Michael O’Hanlon is a senior fellow at the Brookings Institution. He has observed Afghan elections and made several trips there sponsored by the International Security Assistance Force.
The Obama administration is reportedly considering an accelerated pullout of U.S. forces in Afghanistan, followed by a “zero option” — the complete elimination of an American and, presumably, international military presence in Afghanistan after 2014. This is an understandable but unwise idea. Even raising it as a bargaining device is a mistake in our ongoing mission in Afghanistan — a place that President Obama clearly considers crucial to U.S. security, given that more than 60,000 U.S. troops are still there.
In fairness, the zero-option idea has appeal not only because the war has been long and frustrating but also because Afghan President Hamid Karzai has been so difficult to work with. Beyond all the past brouhahas over corruption, tainted elections and other matters, there is the burst of invective Karzai recently leveled against the United States over what he described as a duplicitous approach to negotiating with the Taliban. Karzai has criticized Washington and broken off negotiations about the long-term U.S. presence because, when the Taliban opened an office for exploratory peace talks in Doha, Qatar, last month, it again called itself the Government of the Islamic Emirate of Afghanistan and otherwise sought to portray the new facility as a quasi-embassy for a government in waiting. Karzai decided that Washington was complicit because the Obama administration failed to prevent that outcome.

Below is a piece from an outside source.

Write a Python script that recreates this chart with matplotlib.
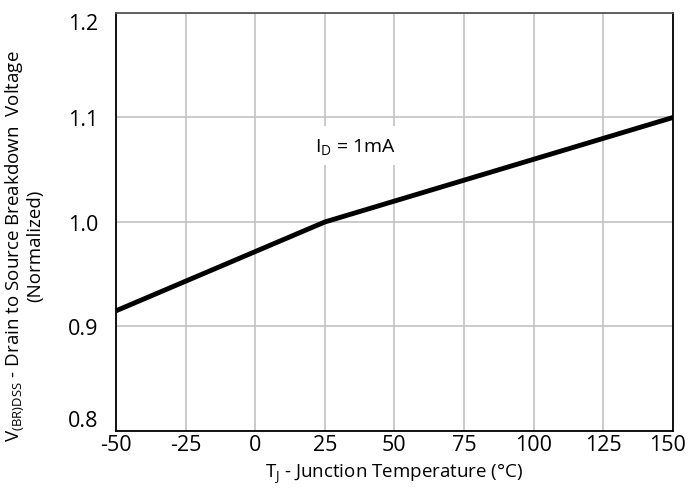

Karzai worries that U.S. officials will secretly cut a deal with the Taliban at his expense to hasten the U.S. troop departure from Afghanistan. Karzai has also accused the United States of instigating radical extremism on his territory, and he suspects that our real desire in having bases in Afghanistan after next year is quasi-imperialist, with an eye toward broader regional purposes beyond the immediate needs of Afghanistan and counterterrorism.
These actions and this attitude toward Washington are indeed regrettable. But they are no reason for the United States to threaten to pull the plug on all it has invested in Afghanistan.
Karzai’s recent outbursts, although excessive, are partly understandable. He had warned the Obama administration in private and public that the Taliban would seek to use its new political office in Doha as a virtual embassy. Washington not only failed to prevent that development but also seemed caught off-guard when it happened.
The bigger point, however, is this: Karzai is not Afghanistan, nor does he represent all Afghans. He won two presidential elections — and the United States should do a better job of acknowledging that he earned a mandate from his own people, despite election irregularities. But Karzai’s frustrations with the war and the international community, and his frequent lashing-out, should not be conflated with any desire by most Afghans for U.S. troops to leave. Virtually all other Afghan political leaders I know very much want the international community to stay and remember all too well what happened a quarter-century ago, when the United States abruptly terminated its role in their country.